Daron Acemoğlu “devletin büyüklüğünü değil, şümulünü konuşalım” derken, bence, aslında şunu demek istiyor: Birbirini karşılıklı olarak denetleyen unsurlardan zuhur eden bir üst organizasyon olarak mı devlet, yoksa yukarıda tasarlanmış, kerameti kendinden menkul, kimin eline geçerse onun keyfine göre hakaret, vatan, ihanet tanımlarının yapılabildiği bir karton organizasyon olarak mı?
Türkiye Cumhuriyeti devleti, ikinci türden bir karton organizasyondu. Öyle tesis edilmişti. Ama iyi kötü, evrensel değerlerle irtibatı varmış gibi görünen öznelerin elinde kaldı genellikle. Şimdi devlet aynı pespayelikte… Ve fakat, durum eskisinden çok daha acıklı. Çünkü bu defa, kendilerine kahvehane işlettirilmeyecek, olsa olsa kahvehanede memleket kurtarma seansları yapmasına izin verilecek bir güruhun elinde… Devletten de daha pespaye bir güruhun…
Sonra başımıza Katyuşa füzeleri düşüyor. Vali abdestsiz çıkmıyor evden. Ankara’dakilerin abdest alması da şart değil. Kilis çok uzak.
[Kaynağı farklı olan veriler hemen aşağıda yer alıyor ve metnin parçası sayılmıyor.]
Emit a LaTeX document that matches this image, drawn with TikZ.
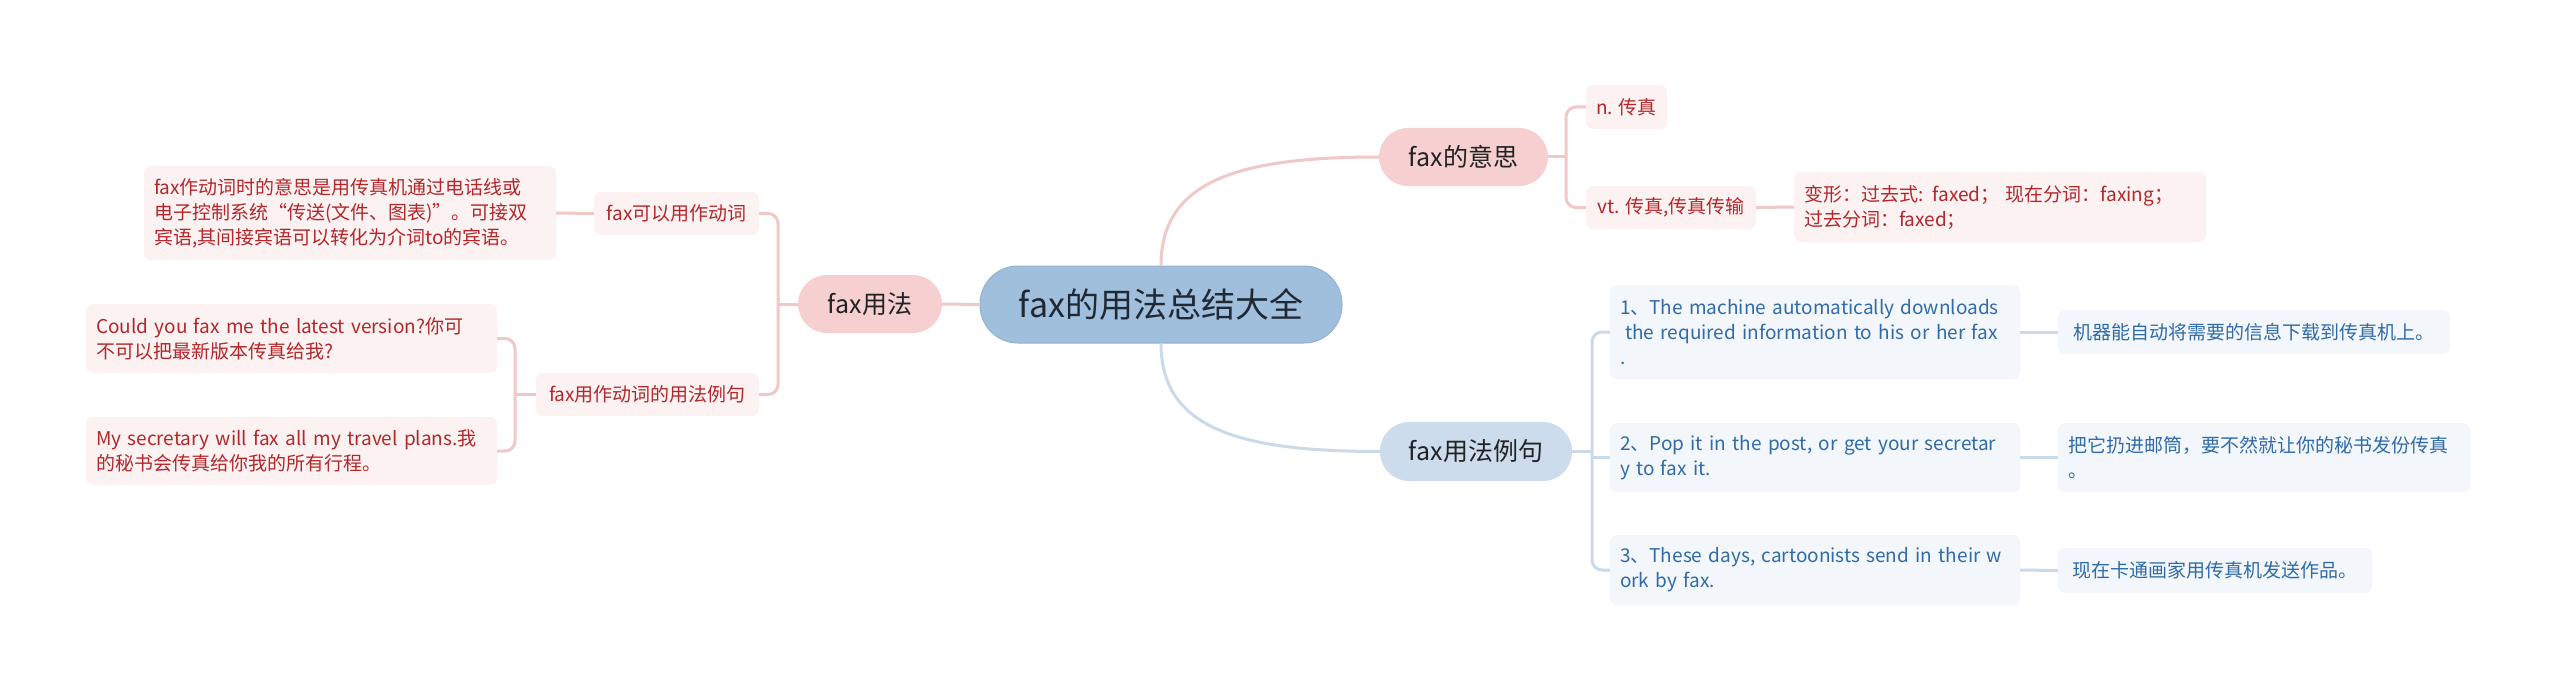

Memleket de böyle yönetilmiş oluyor.
Yerseniz.
Gidişat içinize sinmiyor mu? Kabahatli sizsinizdir. Mutlaka vatana ihanet sayılacak bir iş işlemişsinizdir de Kilis’e ondan füze düşüp duruyordur. Veya şöyle diyelim, siz her ne iş işlemişseniz, o işi vatana ihanet olarak yeniden tarif edeceğiz ve füzelerden siz suçlu olacaksınız. Memleketi uçuruvermiş olan seçkin zevatın hiçbir mesuliyeti hiç olmayacak.